Necessity and Truth
Necessity and Truth
It is generally assumed that necessity implies truth: from “Necessarily p” we can infer “It is true that p”. In possible worlds terms, if a sentence is true in every world, it is true in the actual world. This is taken to be self-evident and to my knowledge has never been questioned. We can certainly never infer falsehood from necessity! But have we considered the full range of cases? Take the sentence “Necessarily the king of France is a monarch”: is that sentence true or false or neither true nor false? It is a false sentence according to Russell’s theory of descriptions and neither true nor false according to Strawson’s theory. But it seems to me to be true; it might be said in reply to someone who claims that the king of France could fail to be a monarch. At least it has a reading on which it is true (“Being king of France logically implies being a monarch”). Yet the sentence “The king of France is a monarch” might not be true: it might be false or neither true nor false, depending on which theorist you agree with. Asserting that sentence either entails or presupposes that there is a king of France, but asserting the necessitation of it does not entail or presuppose that (on one reading). Intuitively, the necessitation says merely that if any object answers to the description “the king of France” it must also fall under the predicate “is a monarch”. The necessity operator cancels the implication of existence carried by the embedded sentence (the same might be said of the belief operator). So the modal sentence can be true without the embedded sentence being true.

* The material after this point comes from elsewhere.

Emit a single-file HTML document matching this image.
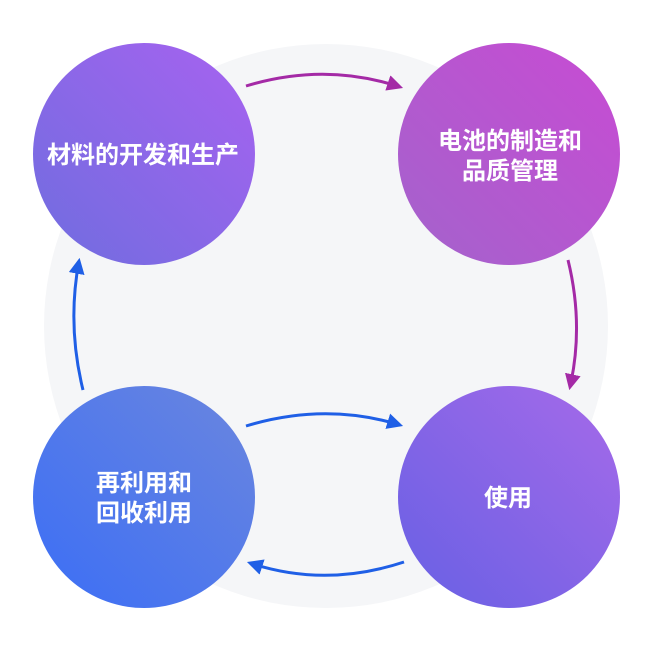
<!DOCTYPE html>
<html><head><meta charset="utf-8"><style>
html,body{margin:0;padding:0;background:#fff;}
svg{display:block;}
text{font-family:"Liberation Sans","Noto Sans CJK SC",sans-serif;font-weight:bold;font-size:24px;fill:#fff;text-anchor:middle;}
</style></head><body>
<svg width="650" height="650" viewBox="0 0 650 650">
<defs>
<linearGradient id="g1" x1="1" y1="0" x2="0" y2="1"><stop offset="0" stop-color="#a862f0"/><stop offset="1" stop-color="#6f6ddf"/></linearGradient>
<linearGradient id="g2" x1="1" y1="0" x2="0" y2="1"><stop offset="0" stop-color="#c84bd3"/><stop offset="1" stop-color="#a363cc"/></linearGradient>
<linearGradient id="g3" x1="1" y1="0" x2="0" y2="1"><stop offset="0" stop-color="#6b86de"/><stop offset="1" stop-color="#3b6ef6"/></linearGradient>
<linearGradient id="g4" x1="1" y1="0" x2="0" y2="1"><stop offset="0" stop-color="#a66ae9"/><stop offset="1" stop-color="#6760e4"/></linearGradient>
<marker id="ap" viewBox="0 0 10 10" refX="8" refY="5" markerWidth="16" markerHeight="16" orient="auto" markerUnits="userSpaceOnUse"><path d="M0,0 L10,5 L0,10 z" fill="#a42aa6"/></marker>
<marker id="ab" viewBox="0 0 10 10" refX="8" refY="5" markerWidth="16" markerHeight="16" orient="auto" markerUnits="userSpaceOnUse"><path d="M0,0 L10,5 L0,10 z" fill="#1f5fe6"/></marker>
</defs>
<circle cx="326" cy="326" r="282" fill="#f5f6f8"/>
<g fill="none" stroke-width="3">
<path d="M246,86 Q325,62 400,87" stroke="#a42aa6" marker-end="url(#ap)"/>
<path d="M568,260 Q584,325 570,387" stroke="#a42aa6" marker-end="url(#ap)"/>
<path d="M246,426 Q325,402 400,425" stroke="#1f5fe6" marker-end="url(#ab)"/>
<path d="M404,562 Q325,588 250,563" stroke="#1f5fe6" marker-end="url(#ab)"/>
<path d="M83,390 Q67,325 79,261" stroke="#1f5fe6" marker-end="url(#ab)"/>
</g>
<circle cx="144" cy="154" r="111" fill="url(#g1)"/>
<circle cx="509" cy="154" r="111" fill="url(#g2)"/>
<circle cx="144" cy="497" r="111" fill="url(#g3)"/>
<circle cx="509" cy="497" r="111" fill="url(#g4)"/>
<text x="143" y="163">材料的开发和生产</text>
<text x="510" y="149">电池的制造和</text>
<text x="510" y="179">品质管理</text>
<text x="144" y="491">再利用和</text>
<text x="144" y="521">回收利用</text>
<text x="508" y="506">使用</text>
</svg>
</body></html>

Or consider ethical sentences, such as “Genocide is wrong”. Can we not assert, “Necessarily genocide is wrong” as a way to emphasize the universality of the moral proscription, while maintaining that ethical sentences are not strictly true or false? It may or may not be plausible to maintain that ethical sentences lack truth-value, but surely it is consistent to hold that they suffer that lack while being ready to assert the necessitation of an ethical sentence. To say that the wrongness of genocide couldn’t fail to be so in any world is not to commit oneself to the meta-ethical position that ethical sentences have truth-value. There is a logical gap here. If we take the modal sentence to mean something like, “It is undeniable that genocide is wrong”, that could be true without it following that the sentence that is undeniable is itself true—it might just be morally unquestionable. An emotivist might be happy with assigning the modal sentence a truth-value but deny that the non-modal ethical sentence is thereby a bearer of truth. There may be no circumstances in which someone can legitimately assert that genocide is right and yet “Genocide is wrong” might not be a true sentence.
If we choose indisputably true sentences to put after “necessarily” we will generate the impression that necessity implies truth, but if we choose other types of sentence that appears not to be the case. We cannot therefore affirm that truth follows from necessity across the board; we need some restrictions if we want to maintain the logical truth of “If necessarily p, then it is true that p”, to the effect that p has to be a truth-bearer. The mere fact of necessity does not entail the truth of what is necessary. [1]
[1] We can say that Sherlock Holmes is necessarily a man, but can we say that it is true that he is a man? Fictional sentences can express necessities without expressing truths. We might hold that mathematical sentences have no truth-value while also holding that they express necessities. The concept of necessity does not itself imply truth. We could dispense with the whole idea of truth but retain the concept of necessity.